The task ▸ Write out all the lines again, precisely as they stand, but without the images.
***** Record excerpts *****
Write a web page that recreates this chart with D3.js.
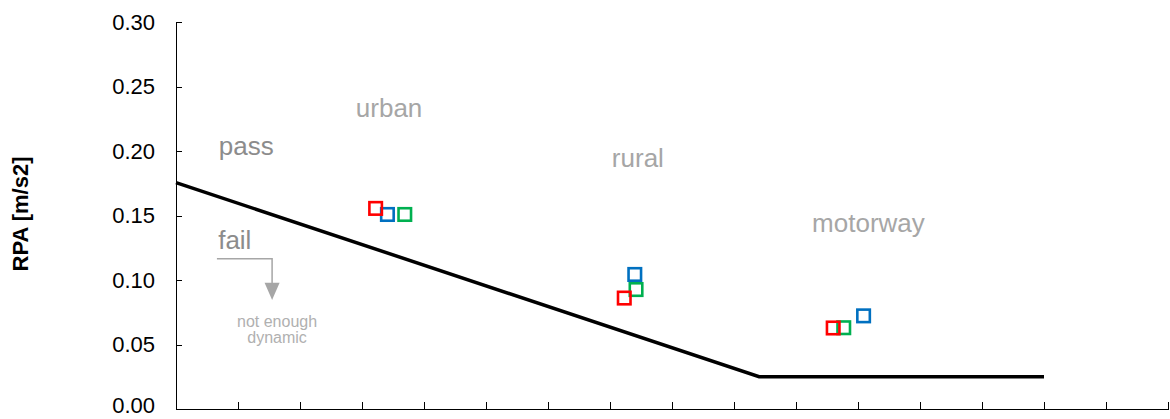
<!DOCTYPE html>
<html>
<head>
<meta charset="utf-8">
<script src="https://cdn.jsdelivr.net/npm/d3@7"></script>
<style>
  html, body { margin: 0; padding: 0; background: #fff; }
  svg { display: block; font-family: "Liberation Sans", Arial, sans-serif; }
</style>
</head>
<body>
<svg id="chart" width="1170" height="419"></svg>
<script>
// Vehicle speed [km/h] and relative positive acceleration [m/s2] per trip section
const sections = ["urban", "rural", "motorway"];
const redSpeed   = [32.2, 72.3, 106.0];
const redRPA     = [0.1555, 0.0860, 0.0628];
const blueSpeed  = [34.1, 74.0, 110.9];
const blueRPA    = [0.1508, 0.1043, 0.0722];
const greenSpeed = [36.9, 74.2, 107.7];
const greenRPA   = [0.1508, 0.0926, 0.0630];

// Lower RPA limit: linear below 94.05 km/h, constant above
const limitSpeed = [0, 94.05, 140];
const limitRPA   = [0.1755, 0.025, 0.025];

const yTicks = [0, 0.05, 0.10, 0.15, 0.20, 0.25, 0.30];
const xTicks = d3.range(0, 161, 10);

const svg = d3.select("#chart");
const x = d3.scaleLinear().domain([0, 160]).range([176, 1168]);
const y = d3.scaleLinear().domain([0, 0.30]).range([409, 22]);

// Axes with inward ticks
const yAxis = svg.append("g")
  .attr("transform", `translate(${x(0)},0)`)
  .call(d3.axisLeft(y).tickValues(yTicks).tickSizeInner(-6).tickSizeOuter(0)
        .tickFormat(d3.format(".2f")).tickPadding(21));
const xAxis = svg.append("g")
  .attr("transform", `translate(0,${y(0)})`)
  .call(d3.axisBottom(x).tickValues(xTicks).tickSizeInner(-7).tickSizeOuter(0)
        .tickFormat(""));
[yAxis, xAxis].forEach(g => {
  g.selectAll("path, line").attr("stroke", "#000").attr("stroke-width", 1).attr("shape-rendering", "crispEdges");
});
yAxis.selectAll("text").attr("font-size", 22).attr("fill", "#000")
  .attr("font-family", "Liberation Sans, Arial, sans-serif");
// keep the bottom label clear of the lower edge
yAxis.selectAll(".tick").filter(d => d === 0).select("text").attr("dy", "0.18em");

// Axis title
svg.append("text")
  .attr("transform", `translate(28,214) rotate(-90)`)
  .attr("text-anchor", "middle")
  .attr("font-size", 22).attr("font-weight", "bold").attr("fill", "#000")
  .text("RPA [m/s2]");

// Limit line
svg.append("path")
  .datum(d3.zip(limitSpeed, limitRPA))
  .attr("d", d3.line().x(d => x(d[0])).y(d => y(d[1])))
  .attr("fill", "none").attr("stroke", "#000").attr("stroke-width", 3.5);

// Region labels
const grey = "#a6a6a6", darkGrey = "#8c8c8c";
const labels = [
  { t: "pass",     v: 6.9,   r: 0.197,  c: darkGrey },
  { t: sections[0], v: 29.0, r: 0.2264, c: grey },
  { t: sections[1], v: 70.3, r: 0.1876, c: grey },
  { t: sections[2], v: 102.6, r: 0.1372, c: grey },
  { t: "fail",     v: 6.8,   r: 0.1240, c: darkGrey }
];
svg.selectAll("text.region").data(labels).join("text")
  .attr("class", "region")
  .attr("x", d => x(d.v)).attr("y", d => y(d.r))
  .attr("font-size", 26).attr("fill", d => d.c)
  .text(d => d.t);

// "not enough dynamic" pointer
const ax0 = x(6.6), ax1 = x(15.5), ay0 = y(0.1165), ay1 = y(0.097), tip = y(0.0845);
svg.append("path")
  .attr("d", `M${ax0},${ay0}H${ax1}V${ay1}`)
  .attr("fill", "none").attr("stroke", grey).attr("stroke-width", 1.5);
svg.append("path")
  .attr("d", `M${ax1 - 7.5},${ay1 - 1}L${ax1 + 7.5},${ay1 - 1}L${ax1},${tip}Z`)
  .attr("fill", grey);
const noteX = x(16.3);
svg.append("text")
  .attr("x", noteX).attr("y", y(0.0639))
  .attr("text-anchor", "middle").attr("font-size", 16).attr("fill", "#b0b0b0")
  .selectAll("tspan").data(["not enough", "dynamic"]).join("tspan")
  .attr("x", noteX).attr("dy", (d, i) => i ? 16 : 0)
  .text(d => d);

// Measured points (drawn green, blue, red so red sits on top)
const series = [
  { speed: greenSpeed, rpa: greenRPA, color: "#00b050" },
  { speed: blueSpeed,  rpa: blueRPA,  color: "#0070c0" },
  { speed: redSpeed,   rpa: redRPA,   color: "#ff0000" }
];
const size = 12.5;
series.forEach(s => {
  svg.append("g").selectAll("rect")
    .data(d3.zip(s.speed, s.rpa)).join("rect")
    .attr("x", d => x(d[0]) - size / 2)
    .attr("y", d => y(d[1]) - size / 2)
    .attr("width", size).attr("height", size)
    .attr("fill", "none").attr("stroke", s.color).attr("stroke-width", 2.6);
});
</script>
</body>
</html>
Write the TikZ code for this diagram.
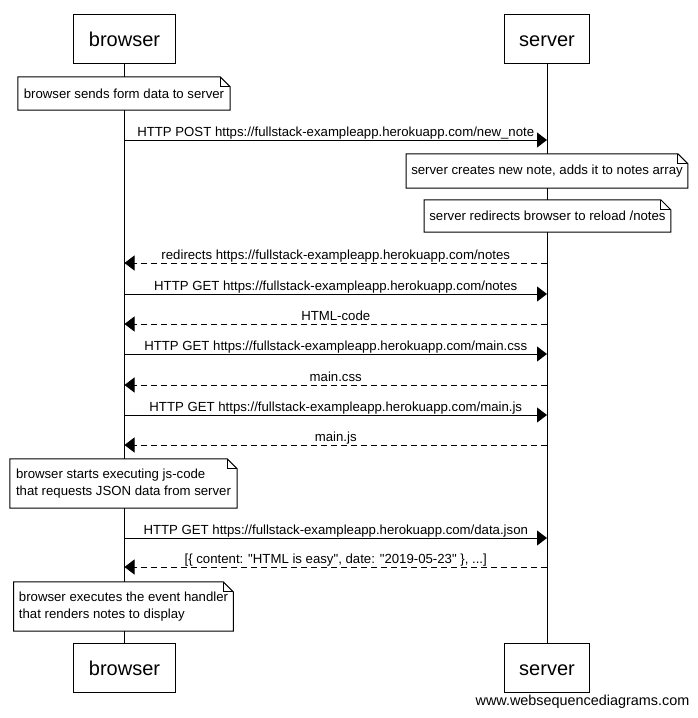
*****
Solution for this exercise ▸
Write a web page that recreates this chart with D3.js.
<!DOCTYPE html>
<html>
<head>
<meta charset="utf-8">
<script src="https://cdn.jsdelivr.net/npm/d3@7"></script>
<style>
  html, body { margin: 0; padding: 0; background: #fff; }
  svg { display: block; font-family: "Liberation Sans", Arial, sans-serif; }
</style>
</head>
<body>
<svg id="chart" width="1170" height="419"></svg>
<script>
// Vehicle speed [km/h] and relative positive acceleration [m/s2] per trip section
const sections = ["urban", "rural", "motorway"];
const redSpeed   = [32.2, 72.3, 106.0];
const redRPA     = [0.1555, 0.0860, 0.0628];
const blueSpeed  = [34.1, 74.0, 110.9];
const blueRPA    = [0.1508, 0.1043, 0.0722];
const greenSpeed = [36.9, 74.2, 107.7];
const greenRPA   = [0.1508, 0.0926, 0.0630];

// Lower RPA limit: linear below 94.05 km/h, constant above
const limitSpeed = [0, 94.05, 140];
const limitRPA   = [0.1755, 0.025, 0.025];

const yTicks = [0, 0.05, 0.10, 0.15, 0.20, 0.25, 0.30];
const xTicks = d3.range(0, 161, 10);

const svg = d3.select("#chart");
const x = d3.scaleLinear().domain([0, 160]).range([176, 1168]);
const y = d3.scaleLinear().domain([0, 0.30]).range([409, 22]);

// Axes with inward ticks
const yAxis = svg.append("g")
  .attr("transform", `translate(${x(0)},0)`)
  .call(d3.axisLeft(y).tickValues(yTicks).tickSizeInner(-6).tickSizeOuter(0)
        .tickFormat(d3.format(".2f")).tickPadding(21));
const xAxis = svg.append("g")
  .attr("transform", `translate(0,${y(0)})`)
  .call(d3.axisBottom(x).tickValues(xTicks).tickSizeInner(-7).tickSizeOuter(0)
        .tickFormat(""));
[yAxis, xAxis].forEach(g => {
  g.selectAll("path, line").attr("stroke", "#000").attr("stroke-width", 1).attr("shape-rendering", "crispEdges");
});
yAxis.selectAll("text").attr("font-size", 22).attr("fill", "#000")
  .attr("font-family", "Liberation Sans, Arial, sans-serif");
// keep the bottom label clear of the lower edge
yAxis.selectAll(".tick").filter(d => d === 0).select("text").attr("dy", "0.18em");

// Axis title
svg.append("text")
  .attr("transform", `translate(28,214) rotate(-90)`)
  .attr("text-anchor", "middle")
  .attr("font-size", 22).attr("font-weight", "bold").attr("fill", "#000")
  .text("RPA [m/s2]");

// Limit line
svg.append("path")
  .datum(d3.zip(limitSpeed, limitRPA))
  .attr("d", d3.line().x(d => x(d[0])).y(d => y(d[1])))
  .attr("fill", "none").attr("stroke", "#000").attr("stroke-width", 3.5);

// Region labels
const grey = "#a6a6a6", darkGrey = "#8c8c8c";
const labels = [
  { t: "pass",     v: 6.9,   r: 0.197,  c: darkGrey },
  { t: sections[0], v: 29.0, r: 0.2264, c: grey },
  { t: sections[1], v: 70.3, r: 0.1876, c: grey },
  { t: sections[2], v: 102.6, r: 0.1372, c: grey },
  { t: "fail",     v: 6.8,   r: 0.1240, c: darkGrey }
];
svg.selectAll("text.region").data(labels).join("text")
  .attr("class", "region")
  .attr("x", d => x(d.v)).attr("y", d => y(d.r))
  .attr("font-size", 26).attr("fill", d => d.c)
  .text(d => d.t);

// "not enough dynamic" pointer
const ax0 = x(6.6), ax1 = x(15.5), ay0 = y(0.1165), ay1 = y(0.097), tip = y(0.0845);
svg.append("path")
  .attr("d", `M${ax0},${ay0}H${ax1}V${ay1}`)
  .attr("fill", "none").attr("stroke", grey).attr("stroke-width", 1.5);
svg.append("path")
  .attr("d", `M${ax1 - 7.5},${ay1 - 1}L${ax1 + 7.5},${ay1 - 1}L${ax1},${tip}Z`)
  .attr("fill", grey);
const noteX = x(16.3);
svg.append("text")
  .attr("x", noteX).attr("y", y(0.0639))
  .attr("text-anchor", "middle").attr("font-size", 16).attr("fill", "#b0b0b0")
  .selectAll("tspan").data(["not enough", "dynamic"]).join("tspan")
  .attr("x", noteX).attr("dy", (d, i) => i ? 16 : 0)
  .text(d => d);

// Measured points (drawn green, blue, red so red sits on top)
const series = [
  { speed: greenSpeed, rpa: greenRPA, color: "#00b050" },
  { speed: blueSpeed,  rpa: blueRPA,  color: "#0070c0" },
  { speed: redSpeed,   rpa: redRPA,   color: "#ff0000" }
];
const size = 12.5;
series.forEach(s => {
  svg.append("g").selectAll("rect")
    .data(d3.zip(s.speed, s.rpa)).join("rect")
    .attr("x", d => x(d[0]) - size / 2)
    .attr("y", d => y(d[1]) - size / 2)
    .attr("width", size).attr("height", size)
    .attr("fill", "none").attr("stroke", s.color).attr("stroke-width", 2.6);
});
</script>
</body>
</html>
Write the TikZ code for this diagram.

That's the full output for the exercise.